▎ 摘　　要

Contamination of drinking water with heavy metals, particularly arsenic (As), is a persistent problem with serious public health implications worldwide. In this study, we present a zinc based metal-organic framework (Zn-MOF-74) and polyacrylamide polymer (PAM) coated on reduced graphene oxide (rGO) as an effective adsorbent for the removal of arsenite (As(III)) from water. Zn-MOF-74 nanoparticles were prepared by room temperature precipitation and these were immobilized on rGO surface grafted PAM by a free-radical polymerization method, (Zn-MOF-74/rGO/PAM nanocomposites). The experimental data correlates well with the pseudo-second-order kinetic model and Langmuir isotherm, and the maximum adsorption capacity (q(max)) was 282.4 mg g(-1) at pH 10, 298 K. The removal efficiency was rapid, removing more than 99.8% of As(III) from a 0.2 mg L-1 solution and achieving drinkable levels in 15 min.
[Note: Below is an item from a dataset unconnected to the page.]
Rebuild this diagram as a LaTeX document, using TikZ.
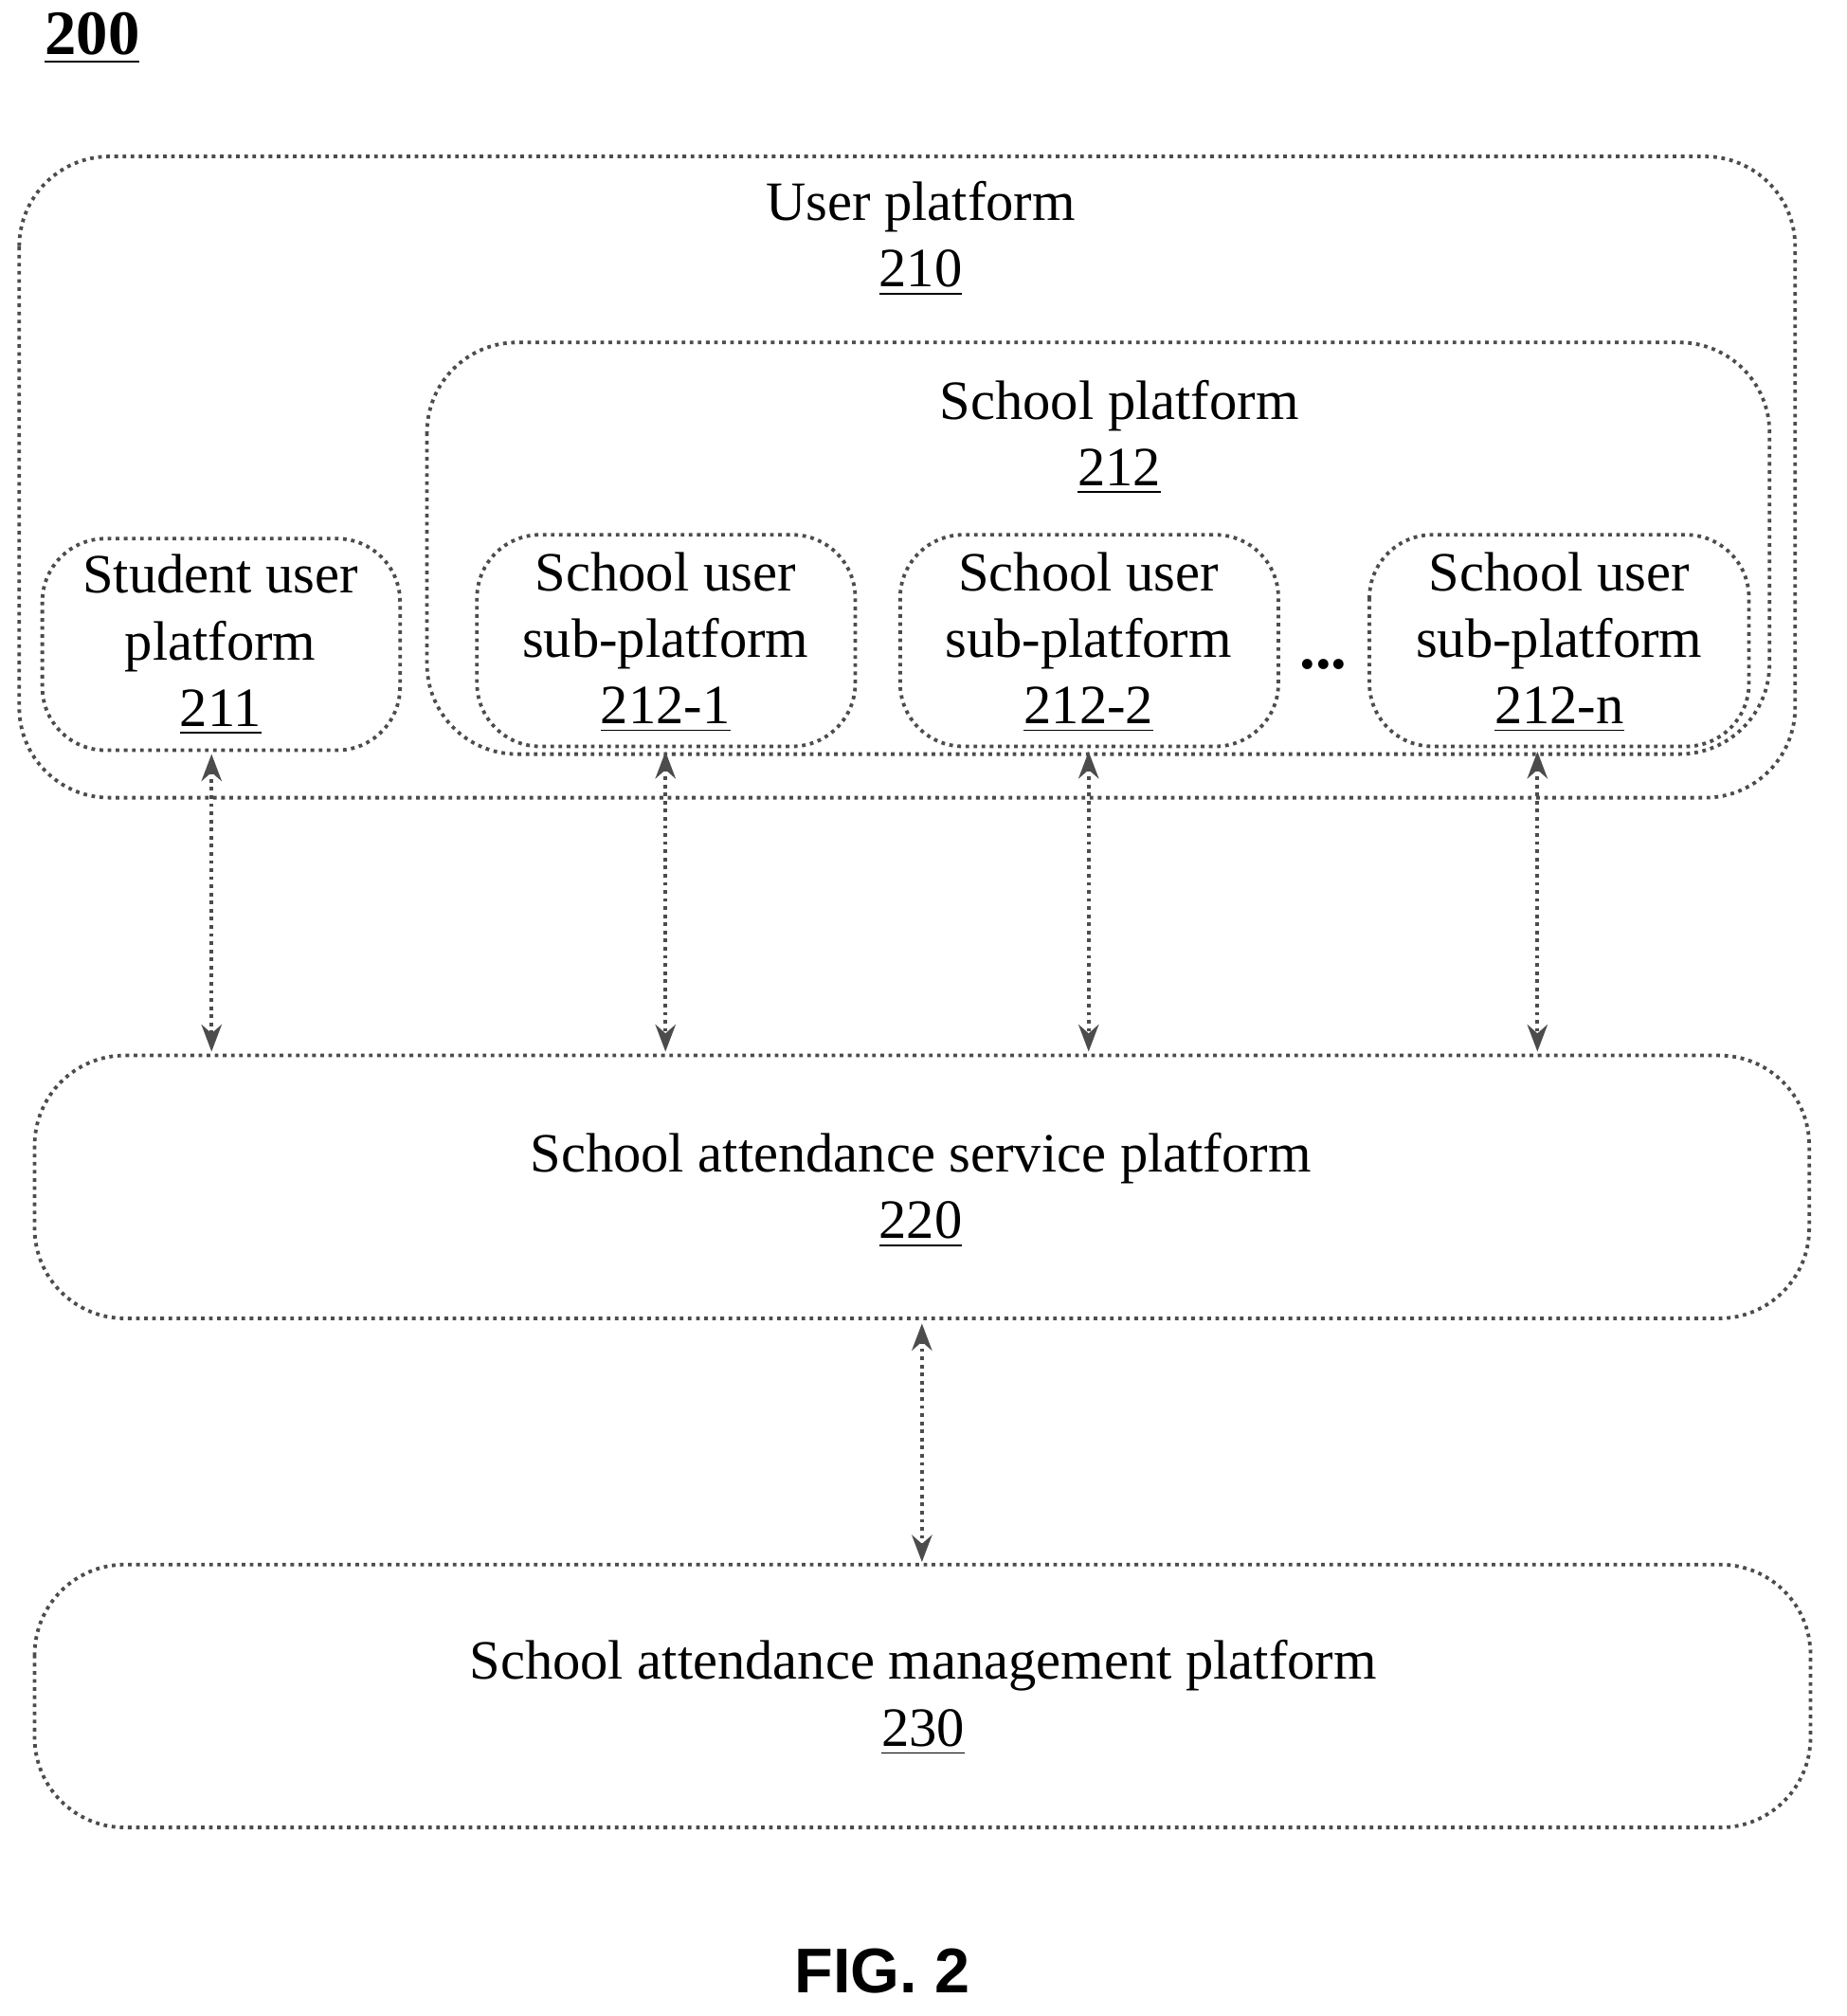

Thermodynamic data revealed that the process was spontaneous and endothermic. Furthermore, the adsorbent revealed high stability in pH range 4-10 and could be reused at least four times. Adsorption mechanism involved a synergistic combination of chemisorption and physisorption. FTIR and XPS analyzes revealed that the amide group (-NH2) and hydroxyl group (-OH) on ZnMOF-74/rGO/PAM dominate in their adsorption.